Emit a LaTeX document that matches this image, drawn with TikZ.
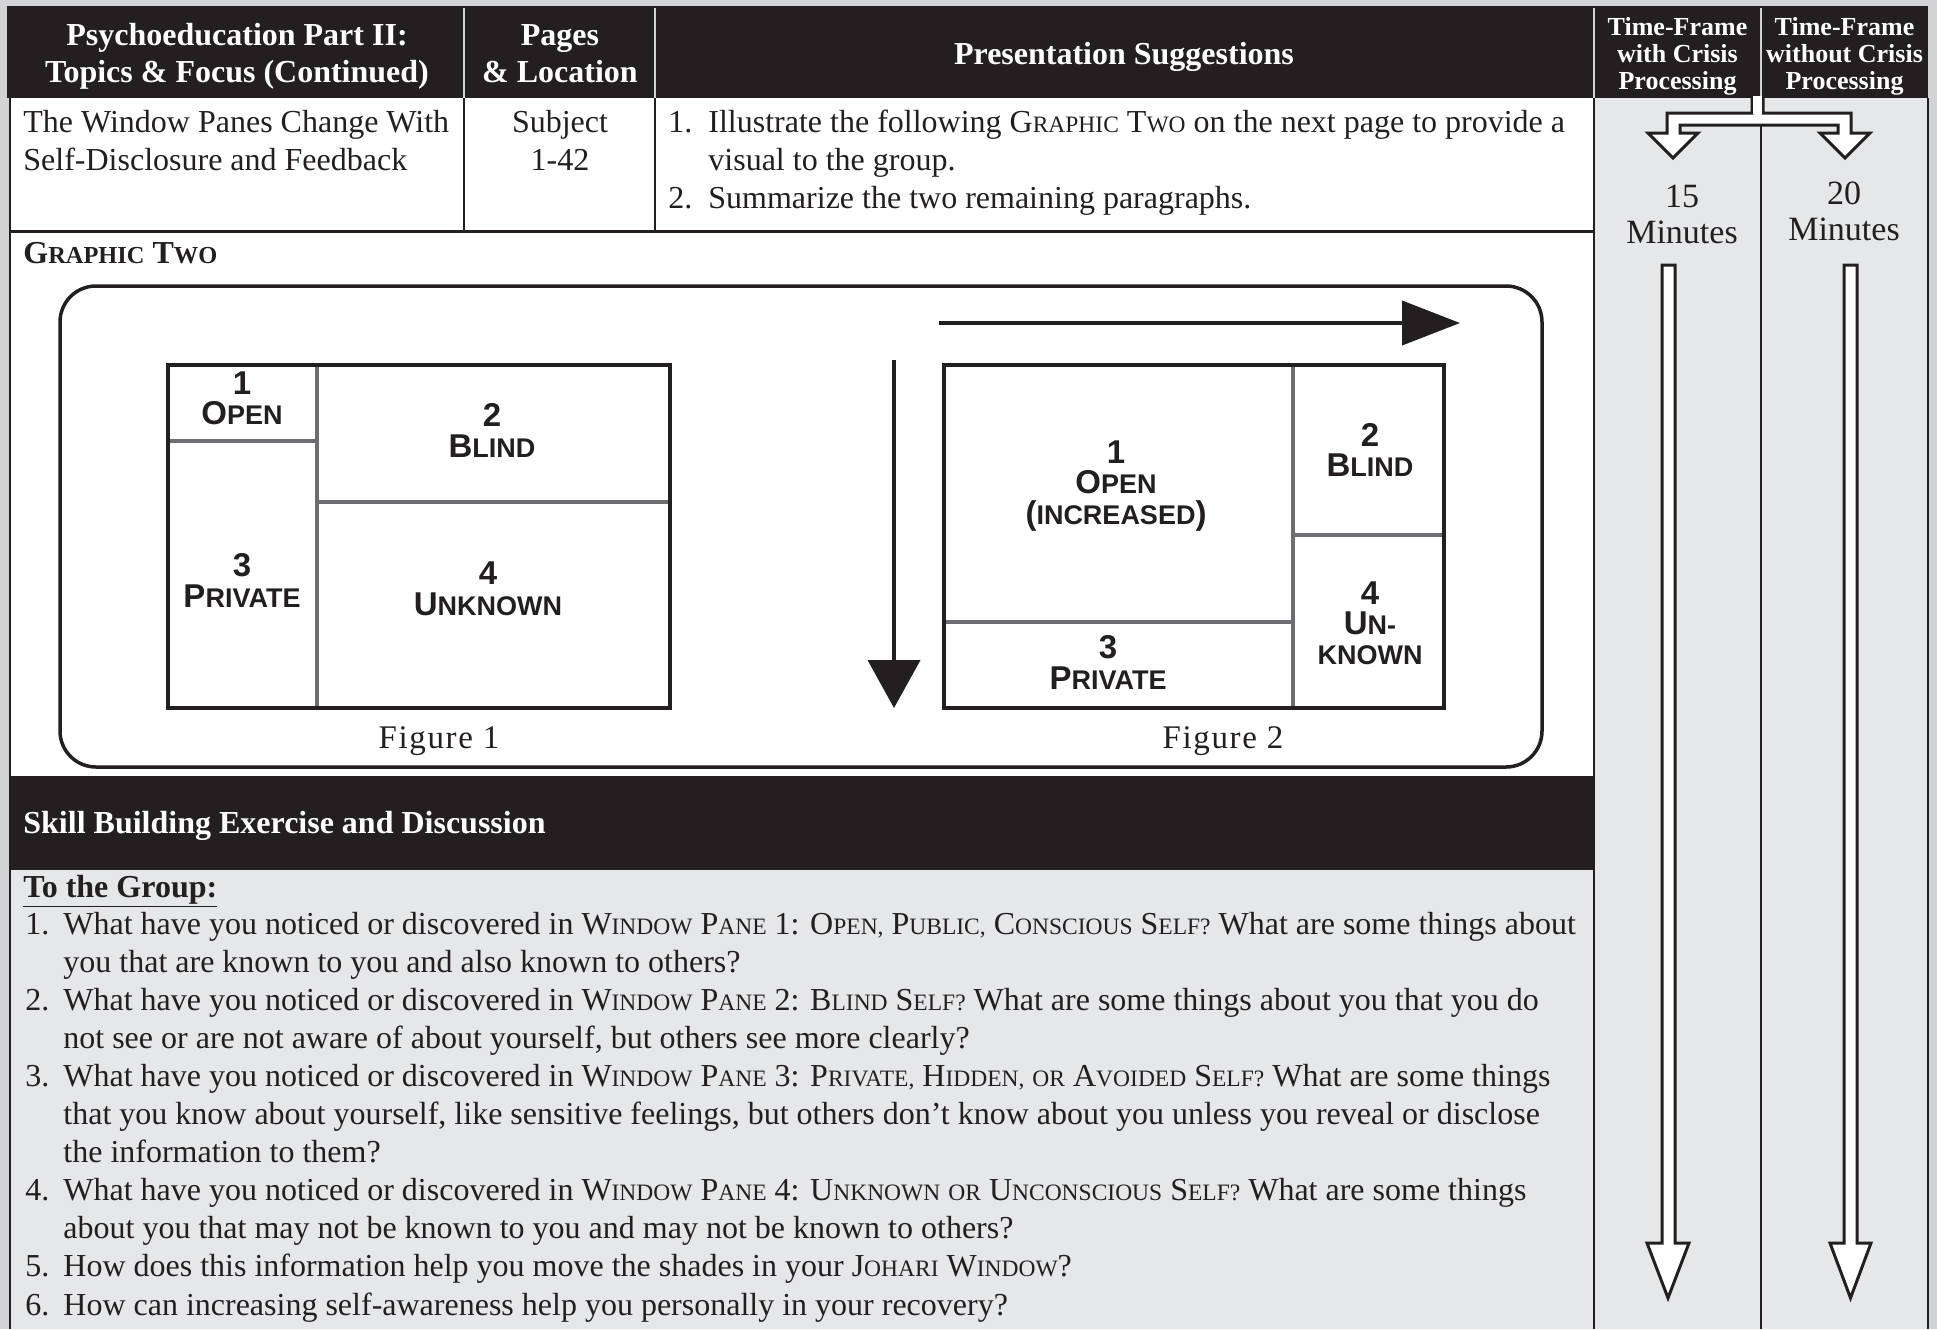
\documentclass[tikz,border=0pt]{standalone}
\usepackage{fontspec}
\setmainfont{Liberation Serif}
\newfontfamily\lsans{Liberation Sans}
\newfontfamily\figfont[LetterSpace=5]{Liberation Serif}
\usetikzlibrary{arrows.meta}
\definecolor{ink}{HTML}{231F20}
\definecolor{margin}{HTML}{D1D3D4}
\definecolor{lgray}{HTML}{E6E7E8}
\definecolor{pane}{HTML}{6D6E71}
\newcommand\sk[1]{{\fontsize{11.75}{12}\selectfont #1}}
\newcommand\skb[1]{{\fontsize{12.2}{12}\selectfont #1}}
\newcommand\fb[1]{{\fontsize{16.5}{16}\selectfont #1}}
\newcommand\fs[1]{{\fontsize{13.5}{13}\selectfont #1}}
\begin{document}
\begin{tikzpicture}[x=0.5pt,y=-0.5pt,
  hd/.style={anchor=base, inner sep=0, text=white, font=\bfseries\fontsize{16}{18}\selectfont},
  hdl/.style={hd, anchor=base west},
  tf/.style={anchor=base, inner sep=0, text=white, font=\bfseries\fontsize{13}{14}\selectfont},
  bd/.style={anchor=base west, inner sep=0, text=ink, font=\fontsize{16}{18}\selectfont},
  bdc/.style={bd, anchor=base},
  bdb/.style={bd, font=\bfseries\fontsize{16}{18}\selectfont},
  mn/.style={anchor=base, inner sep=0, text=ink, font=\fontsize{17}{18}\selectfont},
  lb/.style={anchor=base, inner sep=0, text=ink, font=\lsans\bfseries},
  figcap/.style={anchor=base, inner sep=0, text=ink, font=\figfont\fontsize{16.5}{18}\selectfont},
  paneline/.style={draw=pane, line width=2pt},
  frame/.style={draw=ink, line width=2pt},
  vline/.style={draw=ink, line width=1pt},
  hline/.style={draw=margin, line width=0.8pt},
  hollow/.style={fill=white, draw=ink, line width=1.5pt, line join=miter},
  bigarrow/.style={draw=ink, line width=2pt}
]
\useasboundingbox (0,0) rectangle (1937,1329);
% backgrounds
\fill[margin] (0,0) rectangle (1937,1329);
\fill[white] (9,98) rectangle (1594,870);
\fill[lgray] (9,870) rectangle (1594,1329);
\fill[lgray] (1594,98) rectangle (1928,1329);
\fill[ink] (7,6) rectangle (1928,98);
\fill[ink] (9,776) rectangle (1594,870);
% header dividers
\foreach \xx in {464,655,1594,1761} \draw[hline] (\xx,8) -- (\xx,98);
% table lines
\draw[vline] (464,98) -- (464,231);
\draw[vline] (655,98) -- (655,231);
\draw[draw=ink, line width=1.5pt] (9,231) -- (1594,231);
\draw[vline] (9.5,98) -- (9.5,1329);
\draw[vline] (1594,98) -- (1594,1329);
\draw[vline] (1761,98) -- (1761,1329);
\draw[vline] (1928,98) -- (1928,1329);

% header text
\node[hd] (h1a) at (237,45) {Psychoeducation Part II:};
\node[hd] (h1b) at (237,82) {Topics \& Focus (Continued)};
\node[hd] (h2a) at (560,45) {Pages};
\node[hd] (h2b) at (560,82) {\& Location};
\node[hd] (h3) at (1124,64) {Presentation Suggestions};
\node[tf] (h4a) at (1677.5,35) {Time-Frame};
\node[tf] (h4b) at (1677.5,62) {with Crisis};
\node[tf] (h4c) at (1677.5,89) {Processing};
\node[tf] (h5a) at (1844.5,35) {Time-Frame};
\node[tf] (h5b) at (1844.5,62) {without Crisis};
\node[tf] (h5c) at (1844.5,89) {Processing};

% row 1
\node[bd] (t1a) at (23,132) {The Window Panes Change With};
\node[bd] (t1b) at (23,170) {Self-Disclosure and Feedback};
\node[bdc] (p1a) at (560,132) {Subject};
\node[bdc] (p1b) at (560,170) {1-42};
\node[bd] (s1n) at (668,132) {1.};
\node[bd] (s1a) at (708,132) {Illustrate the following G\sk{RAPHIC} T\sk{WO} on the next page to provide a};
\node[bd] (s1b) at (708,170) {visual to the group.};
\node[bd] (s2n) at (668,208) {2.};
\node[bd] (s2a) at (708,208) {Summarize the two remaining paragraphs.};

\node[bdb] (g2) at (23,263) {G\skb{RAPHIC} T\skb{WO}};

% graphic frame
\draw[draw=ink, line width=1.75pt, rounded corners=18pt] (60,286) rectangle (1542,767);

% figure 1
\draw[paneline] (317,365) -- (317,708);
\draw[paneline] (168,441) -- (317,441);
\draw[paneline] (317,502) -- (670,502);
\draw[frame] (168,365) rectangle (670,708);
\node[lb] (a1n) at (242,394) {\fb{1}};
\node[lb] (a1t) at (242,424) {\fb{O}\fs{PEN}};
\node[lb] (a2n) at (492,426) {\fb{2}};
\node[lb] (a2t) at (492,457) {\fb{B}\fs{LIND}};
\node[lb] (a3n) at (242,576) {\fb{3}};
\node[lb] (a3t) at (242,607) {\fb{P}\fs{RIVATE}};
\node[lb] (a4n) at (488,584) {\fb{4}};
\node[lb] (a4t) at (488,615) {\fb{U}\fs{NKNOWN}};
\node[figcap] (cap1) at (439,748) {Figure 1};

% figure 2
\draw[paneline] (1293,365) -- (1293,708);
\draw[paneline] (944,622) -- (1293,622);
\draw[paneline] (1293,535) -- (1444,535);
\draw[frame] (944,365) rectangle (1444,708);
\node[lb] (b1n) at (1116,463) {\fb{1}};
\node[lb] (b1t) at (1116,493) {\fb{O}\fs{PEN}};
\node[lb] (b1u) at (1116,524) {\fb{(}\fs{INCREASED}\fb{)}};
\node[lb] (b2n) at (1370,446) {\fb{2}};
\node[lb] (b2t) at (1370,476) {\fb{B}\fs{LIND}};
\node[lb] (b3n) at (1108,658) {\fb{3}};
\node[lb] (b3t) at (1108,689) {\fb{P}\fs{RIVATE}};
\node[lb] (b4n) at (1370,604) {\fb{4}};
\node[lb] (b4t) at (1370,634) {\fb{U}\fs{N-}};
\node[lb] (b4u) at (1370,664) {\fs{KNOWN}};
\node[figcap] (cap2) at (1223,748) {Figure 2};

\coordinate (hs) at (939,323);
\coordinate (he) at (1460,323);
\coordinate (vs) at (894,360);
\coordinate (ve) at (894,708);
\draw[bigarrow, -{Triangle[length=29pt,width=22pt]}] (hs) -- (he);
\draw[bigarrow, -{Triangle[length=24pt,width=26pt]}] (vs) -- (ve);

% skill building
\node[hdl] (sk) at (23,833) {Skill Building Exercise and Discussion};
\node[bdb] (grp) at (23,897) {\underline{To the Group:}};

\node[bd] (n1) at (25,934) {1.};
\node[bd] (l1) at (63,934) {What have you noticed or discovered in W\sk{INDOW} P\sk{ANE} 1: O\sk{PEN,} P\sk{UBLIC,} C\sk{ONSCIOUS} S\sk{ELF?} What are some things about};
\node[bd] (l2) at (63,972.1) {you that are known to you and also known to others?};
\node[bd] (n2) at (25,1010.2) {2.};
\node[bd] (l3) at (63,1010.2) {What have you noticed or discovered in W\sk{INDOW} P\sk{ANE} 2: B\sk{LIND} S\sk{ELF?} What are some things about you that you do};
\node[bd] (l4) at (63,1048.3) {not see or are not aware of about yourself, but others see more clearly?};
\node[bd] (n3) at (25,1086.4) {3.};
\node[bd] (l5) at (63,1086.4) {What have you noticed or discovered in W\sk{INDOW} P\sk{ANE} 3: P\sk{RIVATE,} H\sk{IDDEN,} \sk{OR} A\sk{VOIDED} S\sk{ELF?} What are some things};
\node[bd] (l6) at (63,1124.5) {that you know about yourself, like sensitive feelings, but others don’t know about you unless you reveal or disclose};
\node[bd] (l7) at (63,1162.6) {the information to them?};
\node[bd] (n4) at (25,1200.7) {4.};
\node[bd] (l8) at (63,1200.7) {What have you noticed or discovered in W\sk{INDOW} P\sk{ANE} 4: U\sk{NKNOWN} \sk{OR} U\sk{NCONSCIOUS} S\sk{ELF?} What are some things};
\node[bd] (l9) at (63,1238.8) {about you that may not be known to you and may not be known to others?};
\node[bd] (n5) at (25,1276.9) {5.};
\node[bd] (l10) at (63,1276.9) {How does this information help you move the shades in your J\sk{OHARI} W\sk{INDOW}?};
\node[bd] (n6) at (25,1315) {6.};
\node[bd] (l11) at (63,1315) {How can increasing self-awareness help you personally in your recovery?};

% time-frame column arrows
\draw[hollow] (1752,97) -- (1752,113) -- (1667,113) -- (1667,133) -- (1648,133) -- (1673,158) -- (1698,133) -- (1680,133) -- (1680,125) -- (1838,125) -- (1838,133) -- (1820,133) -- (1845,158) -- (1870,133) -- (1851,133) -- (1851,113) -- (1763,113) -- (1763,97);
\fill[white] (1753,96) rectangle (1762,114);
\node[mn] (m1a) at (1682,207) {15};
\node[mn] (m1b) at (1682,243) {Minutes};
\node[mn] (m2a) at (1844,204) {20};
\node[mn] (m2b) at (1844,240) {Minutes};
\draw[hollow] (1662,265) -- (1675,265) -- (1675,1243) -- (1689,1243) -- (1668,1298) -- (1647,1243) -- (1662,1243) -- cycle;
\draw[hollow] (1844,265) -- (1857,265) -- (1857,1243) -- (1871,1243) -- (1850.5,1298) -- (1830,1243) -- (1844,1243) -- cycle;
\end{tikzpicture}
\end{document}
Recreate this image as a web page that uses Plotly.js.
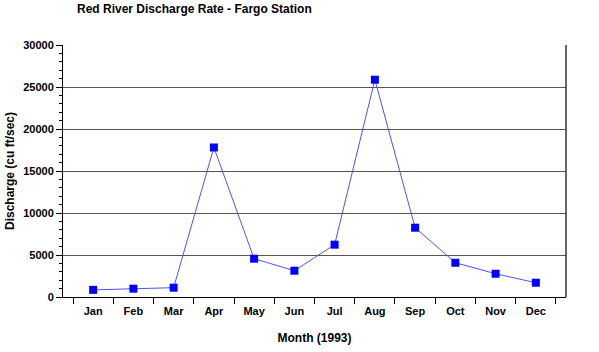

**Work to be completed:**
In the records above, find each line with the word "image" and copy it.

**Result:**
Emit a LaTeX document that matches this image, drawn with TikZ.
Recreate this image as a web page that uses Plotly.js.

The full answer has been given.